Does Portola Valley need real bike lanes?
• Council looks at adding the lanes to Alpine and Portola roads.
A lone bicyclist is seen pedaling along a rural suburban road. He approaches a stop sign after a long gradual climb, pauses slightly at the empty intersection, then continues along, finally disappearing around a curve. If a group of community volunteers who advise the Town Council on vehicle traffic overlooked the impact of this cyclist to the town's traffic congestion, no one would care. Not even if it happened every day.
What if it happened every five or 10 minutes at a busy intersection? What if many of those cyclists, jealous of their momentum, ignored the stop sign? What if a collection of cyclists, say 30 or 50 or 100, in an exercise of sophistication and beauty or monopolistic heedlessness, depending on who's watching, rolled through town every day in close formation and at high speed, flowing past the stop sign without pause, and not infrequently taking a whole lane and keeping it despite a train of several cars behind them?

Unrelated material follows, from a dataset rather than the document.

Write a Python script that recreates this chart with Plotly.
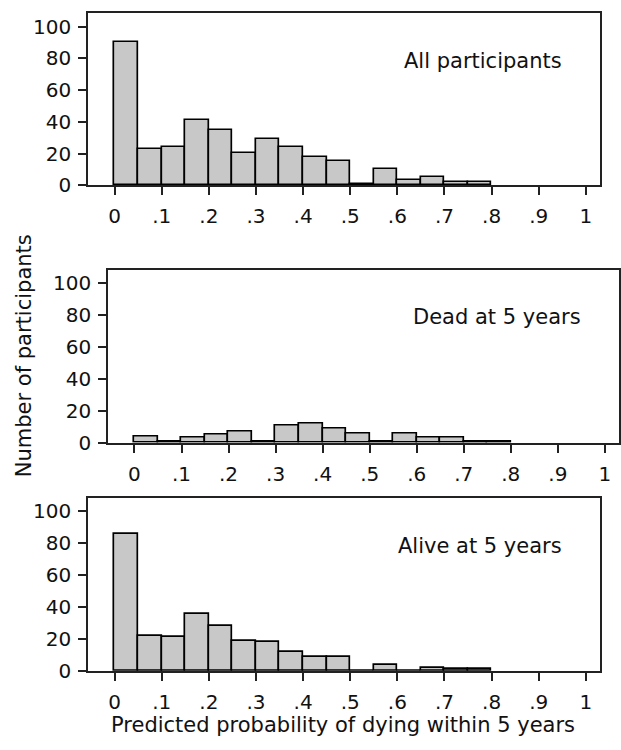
import plotly.graph_objects as go

# ---- data ----
bin_starts = [0.00, 0.05, 0.10, 0.15, 0.20, 0.25, 0.30, 0.35,
              0.40, 0.45, 0.50, 0.55, 0.60, 0.65, 0.70, 0.75]
bin_width = 0.05
all_counts = [90, 23, 24, 41, 35, 20, 29, 24, 18, 15, 1, 10, 3, 5, 2, 2]
dead_counts = [4, 1, 3, 5, 7, 1, 11, 12, 9, 6, 1, 6, 3, 3, 1, 1]
alive_counts = [86, 22, 21, 36, 28, 19, 18, 12, 9, 9, 0, 4, 0, 2, 1, 1]
panel_labels = ["All participants", "Dead at 5 years", "Alive at 5 years"]
x_tickvals = [0, 0.1, 0.2, 0.3, 0.4, 0.5, 0.6, 0.7, 0.8, 0.9, 1.0]
x_ticktext = ["0", ".1", ".2", ".3", ".4", ".5", ".6", ".7", ".8", ".9", "1"]
y_tickvals = [0, 20, 40, 60, 80, 100]
y_title = "Number of participants"
x_title = "Predicted probability of dying within 5 years"

W, H = 621, 750
FONT = "DejaVu Sans, Verdana, sans-serif"
INK = "#111111"

# panel boxes in pixels: (left, right, top, bottom)
boxes = [(88.3, 601, 13.3, 188.3),
         (108.3, 620, 274, 450),
         (88.3, 601, 506, 681.7)]
label_pos = [(565, 62), (584, 321.7), (565, 555)]

centers = [s + bin_width / 2 for s in bin_starts]
series = [all_counts, dead_counts, alive_counts]

fig = go.Figure()
layout = dict(width=W, height=H, margin=dict(l=0, r=0, t=0, b=0),
              plot_bgcolor="white", paper_bgcolor="white",
              showlegend=False, bargap=0,
              font=dict(family=FONT, color=INK, size=20))
annotations = []
for i, (counts, box, lab, lp) in enumerate(zip(series, boxes, panel_labels, label_pos)):
    n = "" if i == 0 else str(i + 1)
    fig.add_trace(go.Bar(x=centers, y=counts, width=bin_width,
                         marker=dict(color="#c8c8c8", line=dict(color="#000000", width=1.7)),
                         xaxis="x" + n, yaxis="y" + n, hoverinfo="x+y"))
    l, r, t, b = box
    axis_common = dict(showline=True, mirror=True, linecolor="#222222", linewidth=1.7,
                       ticks="outside", ticklen=8, tickwidth=1.5, tickcolor="#222222",
                       showgrid=False, zeroline=False,
                       tickfont=dict(family=FONT, size=20, color=INK))
    layout["xaxis" + n] = dict(axis_common, domain=[l / W, r / W], range=[-0.056, 1.03],
                               tickvals=x_tickvals, ticktext=x_ticktext,
                               anchor="y" + n, ticklabelstandoff=4)
    layout["yaxis" + n] = dict(axis_common, domain=[1 - b / H, 1 - t / H], range=[0, 108.5],
                               tickvals=y_tickvals, anchor="x" + n, ticklabelstandoff=3)
    annotations.append(dict(text=lab, xref="paper", yref="paper",
                            x=lp[0] / W, y=1 - lp[1] / H, xanchor="right", yanchor="middle",
                            showarrow=False, font=dict(family=FONT, size=21, color=INK)))

annotations.append(dict(text=y_title, xref="paper", yref="paper", x=24 / W, y=1 - 361 / H,
                        textangle=-90, xanchor="center", yanchor="middle", showarrow=False,
                        font=dict(family=FONT, size=21, color=INK)))
annotations.append(dict(text=x_title, xref="paper", yref="paper", x=344 / W, y=1 - 737 / H,
                        xanchor="center", yanchor="middle", showarrow=False,
                        font=dict(family=FONT, size=21, color=INK)))
layout["annotations"] = annotations
fig.update_layout(**layout)
fig.write_html("out.html")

These scenarios are a part of the milieu on Alpine and Portola roads in Portola Valley. On June 8, the Town Council discussed the possibility of revising the volunteer Traffic Committee's mandate to address bicycling issues, including safety and sharing the road.
In an indication of how serious the council is, Mayor Ted Driscoll has suggested widening Alpine and Portola roads enough to allow genuine bike lanes. (The roads have white lines at the edges but the resulting lanes are not consistently wide enough to be formally designated.)
The council asked Public Works Director Howard Young to return with a cost estimate for an analysis of what it would take to build bike lanes on the two roads. The analysis would likely cost $10,000, Mr. Young said.
Low carbon footprint
During the discussion, Mayor Driscoll floated the idea of renaming the advisory group to the Bicycle and Traffic Committee.
"Amen," chimed in Planning Commission Chair Nate McKitterick from the audience. Mr. McKitterick, an attorney, resident and dedicated bike commuter, had remarked earlier on the council's longtime commitments to reducing greenhouse gases.
An example: the council voted in 2006 to join the U.S. Mayors Agreement on Climate Change, committing the town to reduce greenhouse gas emissions by at least 7 percent below 1990 levels by 2012.
"The only way we're going to do that is if people buy (Toyota) Priuses or (Nissan) Leafs or get on bikes," Mr. McKitterick said, then outlined some tough questions that a committee might have to address.
In what way should the town advocate for a cycling milieu that it is safe for all riders, he asked. What is the best design for bicycle-safe intersections? What can be done to change driver behavior about sharing the road?
Mr. Driscoll wondered if the presence of bike lanes would mean less concentration by law enforcement on stop-sign citations and more on bike safety in general.
"I would think so," Lt. Larry Schumaker of the San Mateo County Sheriff's Office said from the audience. "I think there won't be as many issues. It will be easier to (issue citations). I think it's going to make it safer for all. Hopefully there won't be reasons for enforcement if we do it right."
Councilwoman Ann Wengert initially dissented on combining both traffic and bicycles in the same committee. The bicycling community has more than enough spirit to have a stand-alone committee, she noted, but ultimately went along with the majority.
While the cycling community was represented at the meeting, no one spoke up for the concerns of motorists. Asked in an interview about that constituency, Ms. Wengert said she has "seen more interest on this issue than I have on many and for a long time."
The town needs a forum for bicycle issues, she added, particularly in light of having no town committee to respond when, on Nov. 4, cyclist Lauren Ward, 47, of Los Altos Hills died after colliding with a tractor trailer at Alpine Road and Interstate 280, an unincorporated area but nearby.